Adoption patterns and implications

  • Large-scale apps and startups alike leverage BaaS to accelerate delivery, test hypotheses, and scale as needed. This has contributed to a broader digital economy, enabling niches to emerge rapidly and compete on user experience rather than just infrastructure. The trend toward modular architectures, with BaaS handling common backend concerns, fits with broader movements in software design that prioritize composability, APIs, and service-oriented thinking. Environments and ecosystems around these services often intersect with APIs and microservices concepts, fueling a dynamic marketplace of tools and platforms.

  • Industry verticals vary in emphasis.

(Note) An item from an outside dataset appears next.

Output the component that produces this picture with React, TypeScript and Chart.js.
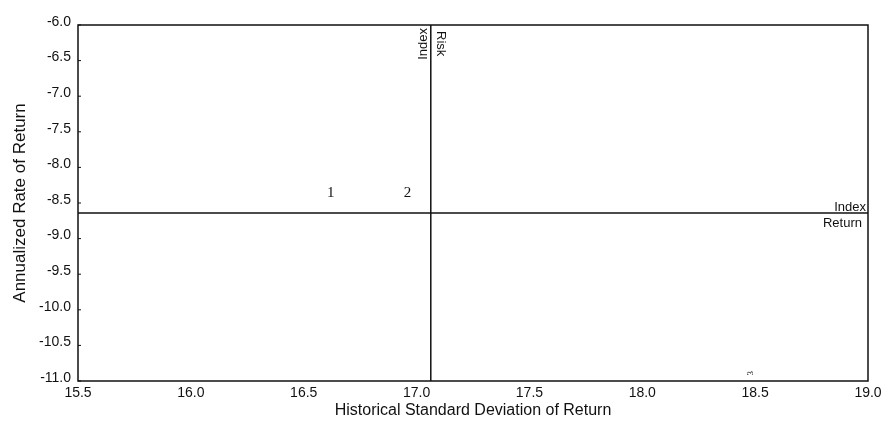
import React, { useEffect, useRef } from "react";
import { Chart, registerables } from "chart.js";

Chart.register(...registerables);

const fundLabels = ["1", "2", "3"];
const fundRisk = [16.62, 16.96, 18.48];
const fundReturn = [-8.36, -8.36, -10.89];
const indexRisk = 17.063;
const indexReturn = -8.64;
const xRange = [15.5, 19.0];
const yRange = [-11.0, -6.0];
const tickStep = 0.5;

const SANS = "'Liberation Sans', Arial, sans-serif";
const SERIF = "'Liberation Serif', 'Times New Roman', serif";

const overlayPlugin = {
  id: "overlay",
  afterDraw(chart: any) {
    const { ctx, chartArea } = chart;
    const xs = chart.scales.x;
    const ys = chart.scales.y;
    ctx.save();
    ctx.strokeStyle = "#111";
    ctx.lineWidth = 1.5;
    ctx.strokeRect(chartArea.left, chartArea.top, chartArea.right - chartArea.left, chartArea.bottom - chartArea.top);
    // inward ticks on y axis
    ctx.lineWidth = 1;
    ys.ticks.forEach((t: any) => {
      const py = ys.getPixelForValue(t.value);
      ctx.beginPath();
      ctx.moveTo(chartArea.left, py);
      ctx.lineTo(chartArea.left + 3, py);
      ctx.stroke();
    });
    // fund labels
    ctx.fillStyle = "#111";
    ctx.textAlign = "center";
    ctx.textBaseline = "middle";
    fundLabels.forEach((lab, i) => {
      const px = xs.getPixelForValue(fundRisk[i]);
      const py = ys.getPixelForValue(fundReturn[i]);
      if (i === 2) {
        ctx.save();
        ctx.translate(px, py);
        ctx.rotate(-Math.PI / 2);
        ctx.font = `9px ${SERIF}`;
        ctx.fillText(lab, 0, 0);
        ctx.restore();
      } else {
        ctx.font = `15px ${SERIF}`;
        ctx.fillText(lab, px, py);
      }
    });
    // index risk labels
    const rx = xs.getPixelForValue(indexRisk);
    ctx.font = `13px ${SANS}`;
    ctx.save();
    ctx.translate(rx - 7, chartArea.top + 3);
    ctx.rotate(-Math.PI / 2);
    ctx.textAlign = "right";
    ctx.textBaseline = "middle";
    ctx.fillText("Index", 0, 0);
    ctx.restore();
    ctx.save();
    ctx.translate(rx + 10, chartArea.top + 6);
    ctx.rotate(Math.PI / 2);
    ctx.textAlign = "left";
    ctx.textBaseline = "middle";
    ctx.fillText("Risk", 0, 0);
    ctx.restore();
    // index return labels
    const ry = ys.getPixelForValue(indexReturn);
    ctx.textAlign = "right";
    ctx.textBaseline = "middle";
    ctx.fillText("Index", chartArea.right - 2, ry - 6);
    ctx.fillText("Return", chartArea.right - 6, ry + 10);
    ctx.restore();
  },
};

export default function App() {
  const ref = useRef<HTMLCanvasElement>(null);
  useEffect(() => {
    document.body.style.margin = "0";
    const chart = new Chart(ref.current as HTMLCanvasElement, {
      type: "scatter",
      data: {
        datasets: [
          {
            label: "Index Risk",
            data: [
              { x: indexRisk, y: yRange[1] },
              { x: indexRisk, y: yRange[0] },
            ],
            showLine: true,
            borderColor: "#111",
            borderWidth: 1.5,
            pointRadius: 0,
          },
          {
            label: "Index Return",
            data: [
              { x: xRange[0], y: indexReturn },
              { x: xRange[1], y: indexReturn },
            ],
            showLine: true,
            borderColor: "#111",
            borderWidth: 1.5,
            pointRadius: 0,
          },
          {
            label: "Funds",
            data: fundRisk.map((x, i) => ({ x, y: fundReturn[i] })),
            pointRadius: 0,
          },
        ],
      },
      options: {
        animation: false,
        responsive: true,
        maintainAspectRatio: false,
        layout: { padding: { top: 25, right: 20, left: 0, bottom: 0 } },
        plugins: { legend: { display: false }, tooltip: { enabled: false } },
        scales: {
          x: {
            type: "linear",
            min: xRange[0],
            max: xRange[1],
            grid: { display: false, drawTicks: false },
            border: { display: false },
            ticks: {
              stepSize: tickStep,
              padding: 4,
              color: "#111",
              font: { size: 14, family: SANS },
              callback: (v: any) => Number(v).toFixed(1),
            },
            title: {
              display: true,
              text: "Historical Standard Deviation of Return",
              color: "#111",
              font: { size: 16, family: SANS },
              padding: { top: 0, bottom: 13 },
            },
            afterFit: (s: any) => {
              s.height = 52;
            },
          },
          y: {
            type: "linear",
            min: yRange[0],
            max: yRange[1],
            grid: { display: false, drawTicks: false },
            border: { display: false },
            ticks: {
              stepSize: tickStep,
              padding: 7,
              labelOffset: -3,
              color: "#111",
              font: { size: 14, family: SANS },
              callback: (v: any) => Number(v).toFixed(1),
            },
            title: {
              display: true,
              text: "Annualized Rate of Return",
              color: "#111",
              font: { size: 17, family: SANS },
              padding: { top: 10, bottom: 0 },
            },
            afterFit: (s: any) => {
              s.width = 78;
            },
          },
        },
      },
      plugins: [overlayPlugin],
    });
    return () => chart.destroy();
  }, []);
  return (
    <div style={{ width: 888, height: 433, position: "relative", background: "#fff" }}>
      <canvas ref={ref} />
    </div>
  );
}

Consumer apps may prize the speed-to-market and user engagement features that BaaS bundles provide, while enterprise customers often prioritize compliance with industry regulations, data governance, and long-term support commitments. In both cases, durable contracts, clear SLAs, and transparent pricing structures are critical to sustaining confidence in these platforms.

  • Global considerations: cloud-based backend services can offer global reach and resilience, but data residency rules and cross-border data transfers require careful planning. Organizations working across jurisdictions frequently map data flows to regulatory obligations and design architectures that satisfy local requirements while preserving performance.